Our Faith in the scientific method, scientific thinking or the
collective scientific institutions of the world is a form of Faith as
well. And as Glen points out, there are some judgements of the
collective scientific institutions which can be a bit hollow upon close
inspection and those are the ones which often gather the most virulent
advocates. I would suggest that all emergent phenomena fall into this
category, with Darwinian Selection a most common example (Global
phenomena such as emergence/divergence of species attributed to the
local survival/selection pressures of the individual). Non Scientists
who have strong Belief in Science perhaps do the worst damage... it is
quite fashionable among the non-scientific intelligentsia to support
Scientific Theories as if they were Truth. Evolution being a strong
example. Anthropogenic Climate Change is perhaps becoming another.

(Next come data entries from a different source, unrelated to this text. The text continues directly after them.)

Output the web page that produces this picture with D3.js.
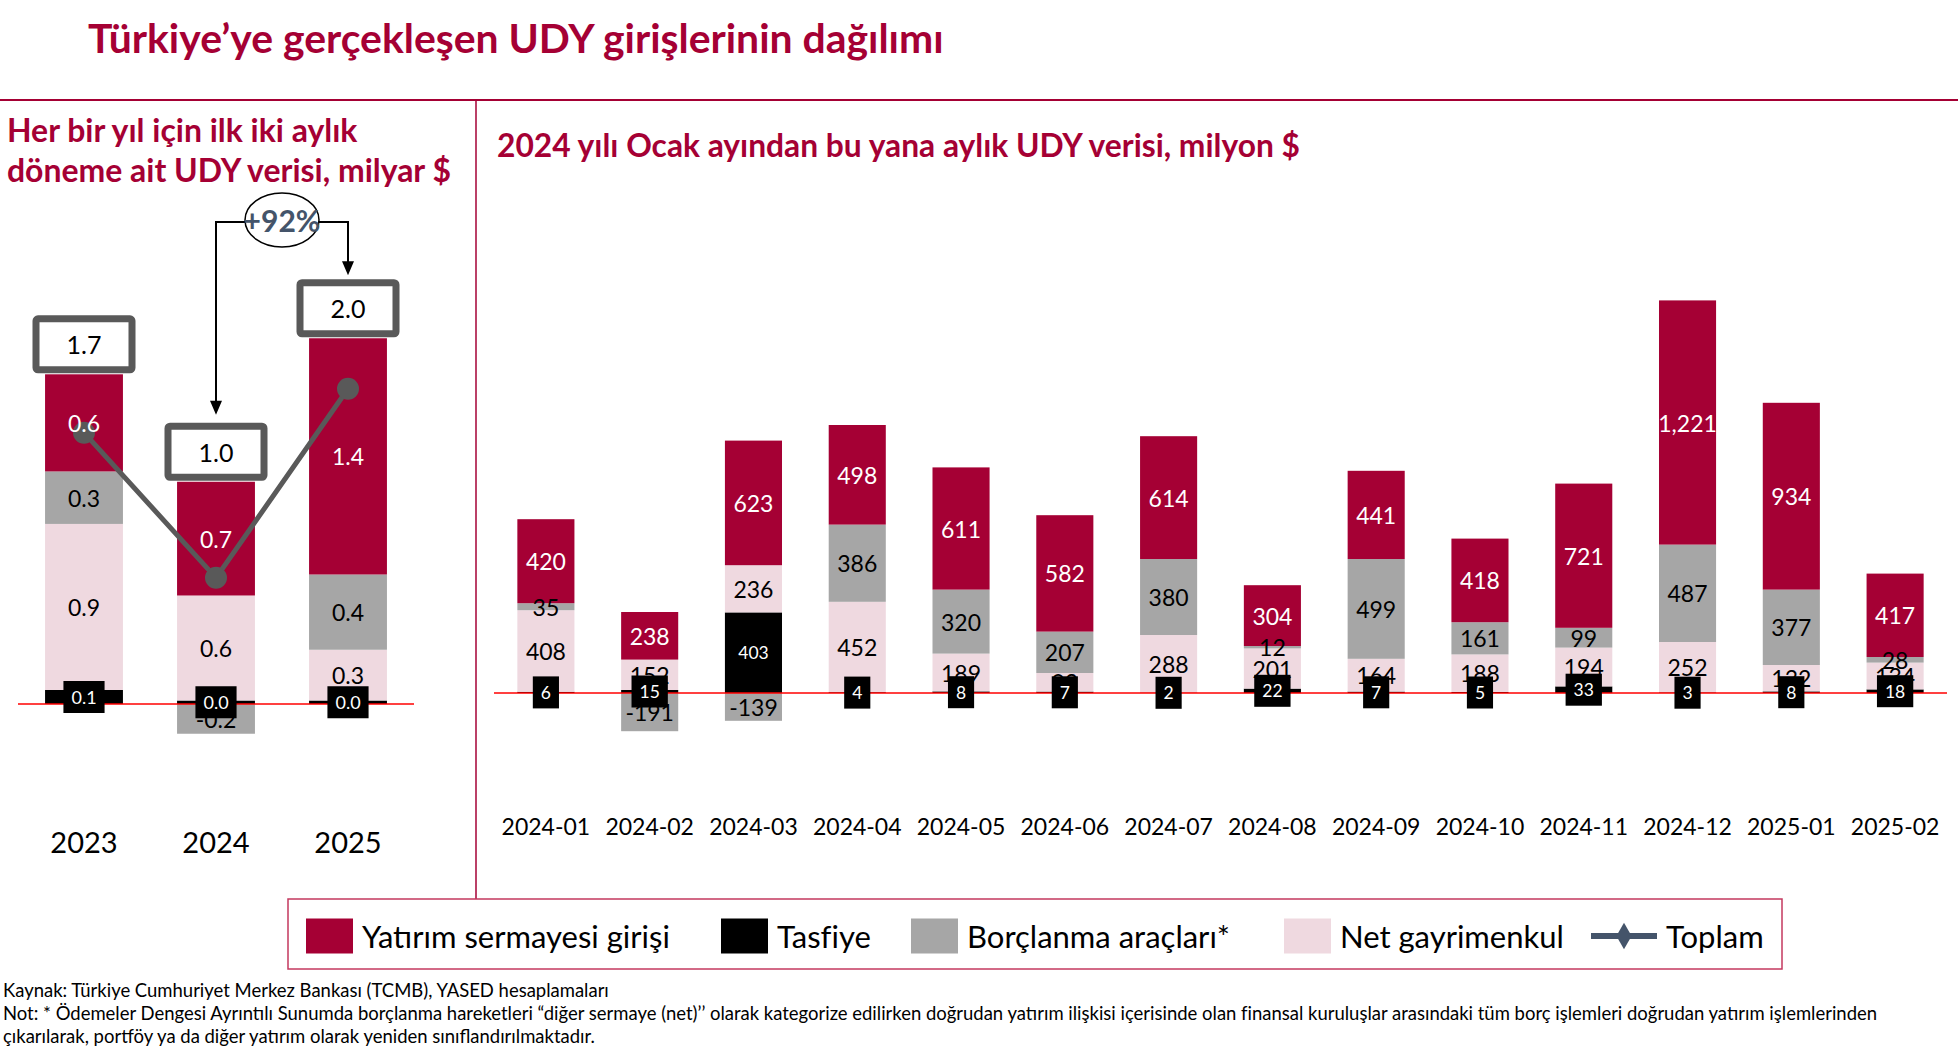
<!DOCTYPE html>
<html lang="tr">
<head>
<meta charset="utf-8">
<script src="https://cdn.jsdelivr.net/npm/d3@7"></script>
<style>
  body { margin: 0; background: #fff; }
  text { font-family: Lato, "Open Sans", sans-serif; }
</style>
</head>
<body>
<div id="chart"></div>
<script>
// ---- data: first two months of each year, billion $
const years = ['2023', '2024', '2025']
const yearEquity = [0.555, 0.65, 1.35]
const yearLiquidation = [0.08, 0.02, 0.02]
const yearDebt = [0.30, -0.17, 0.43]
const yearRealEstate = [0.949, 0.60, 0.29]
const yearTotal = [1.74, 0.98, 1.97]
const growthLabel = '+92%'

// ---- data: monthly since Jan 2024, million $
const months = ['2024-01', '2024-02', '2024-03', '2024-04', '2024-05', '2024-06', '2024-07',
  '2024-08', '2024-09', '2024-10', '2024-11', '2024-12', '2025-01', '2025-02']
const monthEquity = [420, 238, 623, 498, 611, 582, 614, 304, 441, 418, 721, 1221, 934, 417]
const monthLiquidation = [6, 15, 403, 4, 8, 7, 2, 22, 7, 5, 33, 3, 8, 18]
const monthDebt = [35, -191, -139, 386, 320, 207, 380, 12, 499, 161, 99, 487, 377, 28]
const monthRealEstate = [408, 152, 236, 452, 189, 93, 288, 201, 164, 188, 194, 252, 132, 134]

const legendLabels = ['Yatırım sermayesi girişi', 'Tasfiye', 'Borçlanma araçları*', 'Net gayrimenkul', 'Toplam']

const W = 1958, H = 1052
const crimson = '#a50034'
const keys = ['liquidation', 'realEstate', 'debt', 'equity']
const fill = { equity: crimson, liquidation: '#000000', debt: '#a6a6a6', realEstate: '#efd9e0' }
const ink = { equity: '#ffffff', liquidation: '#ffffff', debt: '#000000', realEstate: '#000000' }

const locale = d3.formatLocale({ decimal: '.', thousands: ',', grouping: [3], currency: ['$', ''], minus: '-' })
const fmtYear = locale.format('.1f')
const fmtMonth = locale.format(',d')

const svg = d3.select('#chart').append('svg')
  .attr('width', W)
  .attr('height', H)

svg.append('rect').attr('width', W).attr('height', H).attr('fill', '#fff')

// scale font so a text line fills the given width
function fitWidth(sel, width) {
  const size = parseFloat(sel.attr('font-size'))
  const len = sel.node().getComputedTextLength()
  sel.attr('font-size', size * width / len)
  return size * width / len
}

// ---- frame and titles
const title = svg.append('text')
  .attr('x', 88).attr('y', 53)
  .attr('font-size', 38).attr('font-weight', 700).attr('fill', crimson)
  .text('Türkiye’ye gerçekleşen UDY girişlerinin dağılımı')
fitWidth(title, 856)

svg.append('line')
  .attr('x1', 0).attr('x2', W).attr('y1', 100).attr('y2', 100)
  .attr('stroke', crimson).attr('stroke-width', 2)
svg.append('line')
  .attr('x1', 476).attr('x2', 476).attr('y1', 100).attr('y2', 899)
  .attr('stroke', crimson).attr('stroke-width', 1.5)

const sub1 = svg.append('text').attr('x', 7).attr('y', 142)
  .attr('font-size', 25).attr('font-weight', 700).attr('fill', crimson)
  .text('Her bir yıl için ilk iki aylık')
const sub2 = svg.append('text').attr('x', 7).attr('y', 182)
  .attr('font-size', 25).attr('font-weight', 700).attr('fill', crimson)
  .text('döneme ait UDY verisi, milyar $')
sub1.attr('font-size', fitWidth(sub2, 444))

const sub3 = svg.append('text').attr('x', 497).attr('y', 157)
  .attr('font-size', 25).attr('font-weight', 700).attr('fill', crimson)
  .text('2024 yılı Ocak ayından bu yana aylık UDY verisi, milyon $')
fitWidth(sub3, 803)

/**
 * Draws one stacked bar chart (diverging stack) with segment labels.
 */
function drawStack(g, rows, x, y, fmt, labelSize, boxSize) {
  const series = d3.stack().keys(keys).offset(d3.stackOffsetDiverging)(rows)
  const bw = x.bandwidth()

  g.append('g').selectAll('g')
    .data(series)
    .join('g')
    .attr('fill', s => fill[s.key])
    .selectAll('rect')
    .data(s => s)
    .join('rect')
    .attr('x', d => x(d.data.label))
    .attr('width', bw)
    .attr('y', d => y(Math.max(d[0], d[1])))
    .attr('height', d => Math.abs(y(d[0]) - y(d[1])))

  g.append('line')
    .attr('x1', x.range()[0]).attr('x2', x.range()[1])
    .attr('y1', y(0)).attr('y2', y(0))
    .attr('stroke', '#ff0000').attr('stroke-width', 1.5)

  const overlay = g.append('g')
  const labels = g.append('g')
  series.filter(s => s.key !== 'liquidation').forEach(s => {
    labels.append('g').selectAll('text')
      .data(s)
      .join('text')
      .attr('x', d => x(d.data.label) + bw / 2)
      .attr('y', d => (y(d[0]) + y(d[1])) / 2)
      .attr('text-anchor', 'middle')
      .attr('dominant-baseline', 'central')
      .attr('font-size', labelSize)
      .attr('fill', ink[s.key])
      .text(d => fmt(d.data[s.key]))
  })

  const liq = series.find(s => s.key === 'liquidation')
  const tags = g.append('g').selectAll('g')
    .data(liq)
    .join('g')
    .attr('transform', d => `translate(${x(d.data.label) + bw / 2},${(y(d[0]) + y(d[1])) / 2})`)
  tags.append('rect').attr('fill', '#000')
  tags.append('text')
    .attr('text-anchor', 'middle')
    .attr('dominant-baseline', 'central')
    .attr('font-size', boxSize)
    .attr('fill', '#fff')
    .text(d => fmt(d.data.liquidation))
  tags.each(function () {
    const t = d3.select(this).select('text').node().getComputedTextLength()
    d3.select(this).select('rect')
      .attr('x', -t / 2 - 8).attr('width', t + 16)
      .attr('y', -16).attr('height', 32)
  })
  return { series, overlay }
}

// ---- left chart: yearly
const yearRows = years.map((label, i) => ({
  label,
  equity: yearEquity[i],
  liquidation: yearLiquidation[i],
  debt: yearDebt[i],
  realEstate: yearRealEstate[i],
  total: yearTotal[i]
}))

const xL = d3.scaleBand().domain(years).range([18, 414]).paddingInner(0.41).paddingOuter(0.205)
const yL = d3.scaleLinear().domain([0, 2]).range([704, 354])
const yT = d3.scaleLinear().domain([0, 2]).range([765, 383])
const cL = d => xL(d.label) + xL.bandwidth() / 2

const left = svg.append('g')
const leftStack = drawStack(left, yearRows, xL, yL, fmtYear, 23, 18)

// total line under the labels
const lineG = leftStack.overlay
lineG.append('path')
  .datum(yearRows)
  .attr('fill', 'none')
  .attr('stroke', '#595959')
  .attr('stroke-width', 5)
  .attr('d', d3.line().x(cL).y(d => yT(d.total)))
lineG.selectAll('circle')
  .data(yearRows)
  .join('circle')
  .attr('cx', cL)
  .attr('cy', d => yT(d.total))
  .attr('r', 11)
  .attr('fill', '#595959')

// total boxes above each bar
const stackTop = d => d.equity + d.liquidation + d.realEstate + Math.max(d.debt, 0)
const boxW = 103, boxH = 58
const boxes = left.append('g').selectAll('g')
  .data(yearRows)
  .join('g')
  .attr('transform', d => `translate(${cL(d)},${yL(stackTop(d)) - 1 - boxH / 2})`)
boxes.append('rect')
  .attr('x', -boxW / 2 + 3.5).attr('y', -boxH / 2 + 3.5)
  .attr('width', boxW - 7).attr('height', boxH - 7)
  .attr('rx', 2)
  .attr('fill', '#fff').attr('stroke', '#595959').attr('stroke-width', 7)
boxes.append('text')
  .attr('text-anchor', 'middle')
  .attr('dominant-baseline', 'central')
  .attr('font-size', 25)
  .attr('fill', '#000')
  .text(d => fmtYear(d.total))

// growth annotation between 2024 and 2025
const from = yearRows[1], to = yearRows[2]
const ax1 = cL(from), ax2 = cL(to)
const ay = 222
const tip1 = yL(stackTop(from)) - 1 - boxH - 8
const tip2 = yL(stackTop(to)) - 1 - boxH - 4
const ann = left.append('g')
ann.append('path')
  .attr('fill', 'none').attr('stroke', '#000').attr('stroke-width', 2)
  .attr('d', `M${ax1},${tip1 - 12}V${ay}H${ax2}V${tip2 - 12}`)
const head = (x, y) => `M${x},${y}L${x - 6},${y - 14}L${x + 6},${y - 14}Z`
ann.append('path').attr('fill', '#000').attr('d', head(ax1, tip1) + head(ax2, tip2))
ann.append('ellipse')
  .attr('cx', (ax1 + ax2) / 2).attr('cy', ay - 2)
  .attr('rx', 37).attr('ry', 27)
  .attr('fill', '#fff').attr('stroke', '#000').attr('stroke-width', 1.5)
ann.append('text')
  .attr('x', (ax1 + ax2) / 2).attr('y', ay - 2)
  .attr('text-anchor', 'middle').attr('dominant-baseline', 'central')
  .attr('font-size', 30).attr('font-weight', 700).attr('fill', '#44546a')
  .text(growthLabel)

left.append('g').selectAll('text')
  .data(years)
  .join('text')
  .attr('x', d => xL(d) + xL.bandwidth() / 2)
  .attr('y', 853)
  .attr('text-anchor', 'middle')
  .attr('font-size', 29)
  .attr('fill', '#000')
  .text(d => d)

// ---- right chart: monthly
const monthRows = months.map((label, i) => ({
  label,
  equity: monthEquity[i],
  liquidation: monthLiquidation[i],
  debt: monthDebt[i],
  realEstate: monthRealEstate[i]
}))

const xR = d3.scaleBand().domain(months).range([494, 1947]).paddingInner(0.45).paddingOuter(0.225)
const yR = d3.scaleLinear().domain([0, 2000]).range([693, 293])

const right = svg.append('g')
drawStack(right, monthRows, xR, yR, fmtMonth, 23, 17.5)

right.append('g').selectAll('text')
  .data(months)
  .join('text')
  .attr('x', d => xR(d) + xR.bandwidth() / 2)
  .attr('y', 835)
  .attr('text-anchor', 'middle')
  .attr('font-size', 23)
  .attr('fill', '#000')
  .text(d => d)

// ---- legend
const legend = svg.append('g')
legend.append('rect')
  .attr('x', 288).attr('y', 899).attr('width', 1494).attr('height', 70)
  .attr('fill', '#fff').attr('stroke', '#c4385f').attr('stroke-width', 1.5)

const legendX = [306, 721, 911, 1284, 1591]
const legendFill = [fill.equity, fill.liquidation, fill.debt, fill.realEstate]
const ly = 936
legendLabels.forEach((label, i) => {
  const gx = legendX[i]
  let textX
  if (i < 4) {
    legend.append('rect')
      .attr('x', gx).attr('y', ly - 17.5).attr('width', 47).attr('height', 35)
      .attr('fill', legendFill[i])
    textX = gx + 56
  } else {
    legend.append('line')
      .attr('x1', gx).attr('x2', gx + 66).attr('y1', ly).attr('y2', ly)
      .attr('stroke', '#44546a').attr('stroke-width', 6)
    legend.append('path')
      .attr('d', d3.symbol(d3.symbolDiamond, 200)())
      .attr('transform', `translate(${gx + 33},${ly})`)
      .attr('fill', '#44546a')
    textX = gx + 75
  }
  legend.append('text')
    .attr('x', textX).attr('y', ly)
    .attr('dominant-baseline', 'central')
    .attr('font-size', 31)
    .attr('fill', '#000')
    .text(label)
})

// ---- notes
const notes = [
  'Kaynak: Türkiye Cumhuriyet Merkez Bankası (TCMB), YASED hesaplamaları',
  'Not: * Ödemeler Dengesi Ayrıntılı Sunumda borçlanma hareketleri “diğer sermaye (net)’’ olarak kategorize edilirken doğrudan yatırım ilişkisi içerisinde olan finansal kuruluşlar arasındaki tüm borç işlemleri doğrudan yatırım işlemlerinden',
  'çıkarılarak, portföy ya da diğer yatırım olarak yeniden sınıflandırılmaktadır.'
]
const noteText = svg.append('g').selectAll('text')
  .data(notes)
  .join('text')
  .attr('x', 3)
  .attr('y', (d, i) => 997 + i * 23)
  .attr('font-size', 14)
  .attr('fill', '#000')
  .text(d => d)
const noteSize = fitWidth(d3.select(noteText.nodes()[1]), 1875)
noteText.attr('font-size', noteSize)
</script>
</body>
</html>
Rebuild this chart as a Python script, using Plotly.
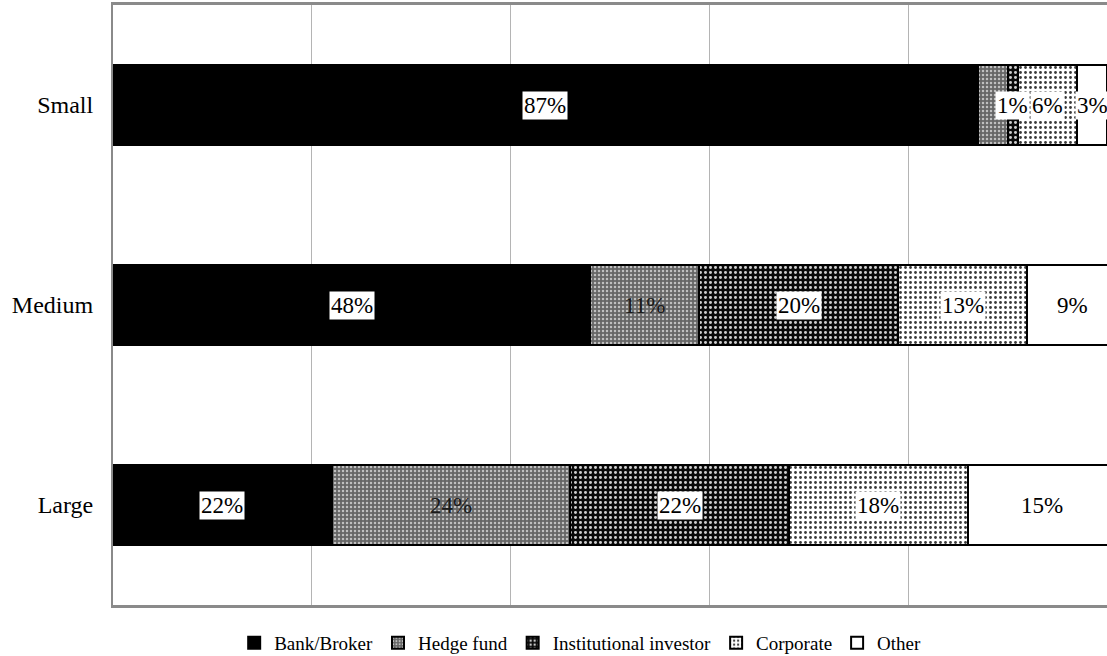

There is a lot of Scientific Evidence growing to support the latter and
it is (in the past 10-20 years) fashionable to Believe in it, but it is
far from a Scientific Certainty such as Classical Mechanics,
Thermodynamics, Relativity.
This *is* where *I* happen to put my Faith, what little I have... in the
methods of Science and in Scientific Thinking as well, and I find it
extremely difficult to put any similar Faith in another system... maybe
most particularly those which attempt to adopt the tropes and trappings
of Science. The suite of New Age ideas that arose (mostly) in the 1980s
but often based in much older systems such as Astrology and Occultism
were acutely difficult for me, as they suggest various forms of
causality and imply "proof" by a (psuedo) scientific method.
While *I* cannot embrace any of the Theistic spiritual systems
(religions by another name) literaly, I *do* find many of the more
whimsical (my term) and colorful traditions such as the pantheons of
egyptian/mesopotamian/hindu/greek/roman/norse and the animism of many
aboriginal cultures extremely compelling, NOT to understand the physical
world and it's idiosyncratic behaviour, but to understand the human
world and *our* ideosyncracies whilst embedded *in* the physical
world. Such systems do not provide any "answers" for me as such, but
do often provide useful and interesting perspective.
I cannot help but think that for those who are entirely wedded to a
singular religious system are drawn by the same features that I am...
only they mistake weak correlation for strong causation. I am suspicious
of the exclusionary nature of many religions especially one for which
the highest sin is Shirk or belief in False Gods, or those which name
it's adherents to be the "chosen people".... but *that* is a different
issue than Belief, Faith, Truth methinks...
- Steve
On 01/08/2015 10:47 PM, Marcus G. Daniels wrote:
Victoria writes:
"So any belief other than one's own is a delusion?"
Subjective experience must run counter to objective evidence to get this label.
A belief that can be represented by a set of features, understandable by
independent observers in a repeatable way is not a delusion. If someone wants
to bind a name like Seraphim to such a set of features, they may, provided the
other observers agree that name is not confused with other useful names. But
if no features are described in detail, there is no way to tabulate evidence or
cross-check the tabulations. Faith creates names for things, and constraints
amongst things which either can't be grounded in evidence or must endure being
mistaken. One way to endure is by recruiting more people to have affinity for
those ungrounded names and constraints.
Well, Tory makes a good point, though, about the ability of our methods
(scientific or not) to establish any sort of objectivity. Sure, faith (and
it's kin) is one of the most egregious and specious of the pseudo-objective
centroids, gathering lots of people who talk about faith as if it's a real
thing, but never being able to actually describe what it means, what it does,
how it works, etc.
But there are plenty of other concepts, even in science, that are guilty ...
not just as guilty, perhaps, but guilty still. I tend to think evolutionary
selection is one of them. All of us who believe in it can describe what we
think happens and, each of us has an onion-like description. Our outer layers
all agree fairly well (much like the faithful). But as you peel each onion,
the inner layers can look different from one selection believer to another.
Worse yet, amongst the lay population who _say_ they believe in evolution,
their onion is really more of a hollow spheroid, with a flimsy outer layer
alone.
And one way for believers in selection to endure is to recruit more people by
giving them hollow spheroids to play with.